By Jan Eichhorn.
Germany seems to find itself in a paradoxical situation: On the one hand, a large majority is dissatisfied with decisions of the current federal government (for example regarding payments for families raising children at home). Furthermore, more than three quarters think that the chancellor is not telling the truth in the NSA affair. On the other hand we find the current coalition of CDU/CSU and FDP to have an absolute majority in the recent election poll. Should this not make us wonder? If people are dissatisfied with decisions of the politically responsible actors and believe that they are being lied to, should they not also want to exchange those who govern them in that case?
Apparently not – while there are many negative evaluations of specific decisions, satisfaction with the government generally is at a high level – especially when the government is portrayed in connection to the chancellor (but not when it is described in relation to the governing parties). It seems that this is where the high personal popularity of the chancellor works. This might explain why many people do not find it particularly important that, according to their own evaluation, they are not being informed correctly about the NSA connections.
But that surely cannot be enough to explain the other dissonances between evaluations of particular issues and voting intentions. Jörg Schönenborn therefore presented in the “Tagesthemen” a second, relevant statistic: The evaluation of the personal economic situation was at its highest level on average since the 1990s – implying that an old dogma would be valid: people keep calm when they consider themselves to be materially secure and developing positively – even if they disagree with particular political decisions.
One could brush this off as a simple fact or find it, like myself, disconcerting. While actual experiences should obviously affect the evaluation of political decisions, it seems worrying if that (coupled with observations of personality traits of politicians) should be all. Especially after the experiences of the financial crisis of 2008 it should actually be clear to most that economic conditions can change quickly and that governments can only influence them to a certain degree. Should decisions about laws that influence the future – not just in economic terms, but also in other areas of politics and life – not also be taken into account more fundamentally when evaluation governments and making decision about voting?

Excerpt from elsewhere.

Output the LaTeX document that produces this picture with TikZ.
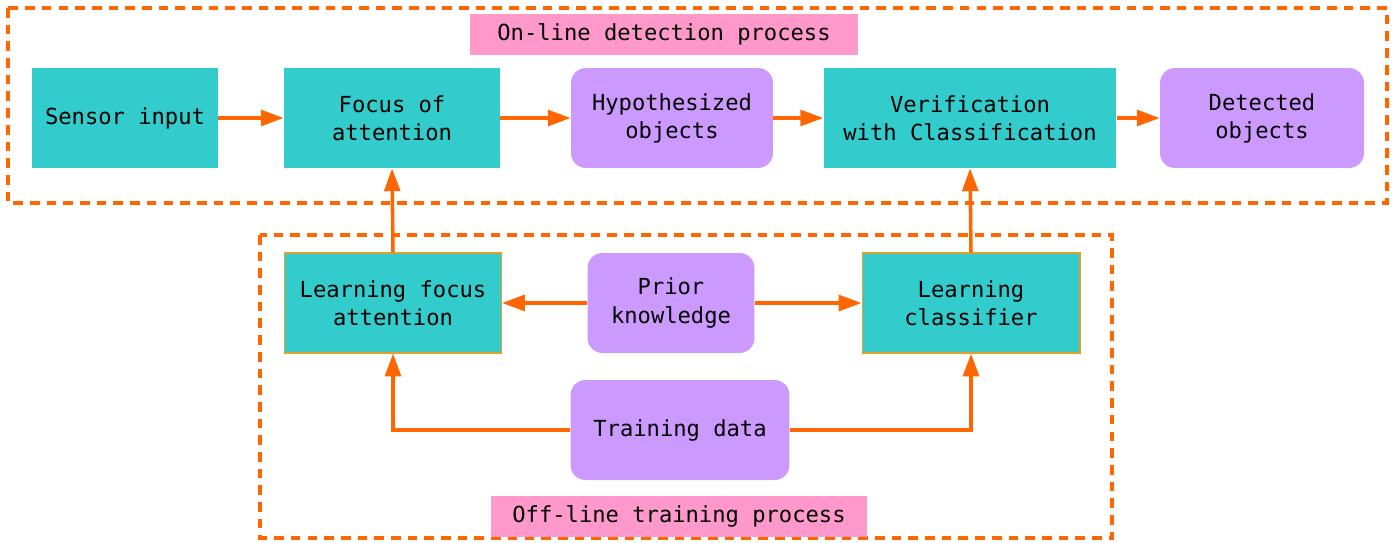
\documentclass[tikz,border=0pt]{standalone}
\usepackage{fontspec}
\setmainfont{DejaVu Sans Mono}
\usetikzlibrary{arrows.meta,positioning}
\definecolor{myteal}{RGB}{51,204,204}
\definecolor{mypurple}{RGB}{204,153,255}
\definecolor{mypink}{RGB}{255,153,204}
\definecolor{myorange}{RGB}{255,102,0}
\definecolor{mygold}{RGB}{225,160,40}

\begin{document}
\begin{tikzpicture}[x=0.02cm,y=-0.02cm,font=\fontsize{12.6}{16}\selectfont,
  stage/.style={fill=myteal,align=center,minimum height=2cm,inner sep=0pt},
  learn/.style={stage,draw=mygold,line width=0.6pt},
  item/.style={fill=mypurple,rounded corners=0.3cm,align=center,minimum height=2cm,inner sep=0pt},
  banner/.style={fill=mypink,minimum height=0.82cm,inner sep=0pt},
  frame/.style={myorange,line width=2.3pt,dash pattern=on 5.5pt off 4pt},
  flow/.style={myorange,line width=2pt,-{Triangle[length=13pt,width=9pt]}}]
\useasboundingbox (0,0) rectangle (1398,542);

% on-line detection
\draw[frame] (8,8) rectangle (1387,203);
\node[banner,minimum width=7.76cm] (online) at (664,34) {On-line detection process};
\node[stage,minimum width=3.72cm] (sensor) at (125,118) {Sensor input};
\node[stage,minimum width=4.32cm] (focus) at (392,118) {Focus of\\attention};
\node[item,minimum width=4.04cm] (hypo) at (672,118) {Hypothesized\\objects};
\node[stage,minimum width=5.86cm] (verif) at (970,118) {Verification\\with Classification};
\node[item,minimum width=4.08cm] (detected) at (1262,118) {Detected\\objects};

% off-line training
\draw[frame] (260,235) rectangle (1112,538);
\node[banner,minimum width=7.54cm] (offline) at (679,516) {Off-line training process};
\node[learn,minimum width=4.34cm] (learnfocus) at (393,303) {Learning focus\\attention};
\node[item,minimum width=3.34cm] (prior) at (671,303) {Prior\\knowledge};
\node[learn,minimum width=4.36cm] (learnclass) at (971,303) {Learning\\classifier};
\node[item,minimum width=4.38cm] (training) at (680,430) {Training data};

\draw[flow] (sensor) -- (focus);
\draw[flow] (focus) -- (hypo);
\draw[flow] (hypo) -- (verif);
\draw[flow] (verif) -- (detected);
\draw[flow] (learnfocus.north) -- (focus.south);
\draw[flow] (learnclass.north) -- (verif.south);
\draw[flow] (prior) -- (learnfocus);
\draw[flow] (prior) -- (learnclass);
\draw[flow] (training.west) -| (learnfocus.south);
\draw[flow] (training.east) -| (learnclass.south);
\end{tikzpicture}
\end{document}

Maybe we see something much more far-reaching than preferences for the personality of some over others and simple satisfaction based on a good economic situation. One could also interpret these results in a different light: Maybe most people do not actually expect that those governing can affect their life circumstances extensively. The relative inability to regulate large actors on the global markets for finance and goods may resulted in a fundamental re-evaluation of the extent that democratically elected representatives have to act and influence. As a consequence those winning politically will be the ones who are seen to obstruct the positive utilities the least – and probably not those who have the most encompassing plans for change, that most people would favour substantially. Because if they consider it non-credible that political institutions could have the ability to enable such (desired) changes, the agreement on the issue substantively does not matter. If that were the case we would have an enormous problem – because if would solidify an apathy towards representative democracy and possibilities for change. And that would be genuinely disconcerting.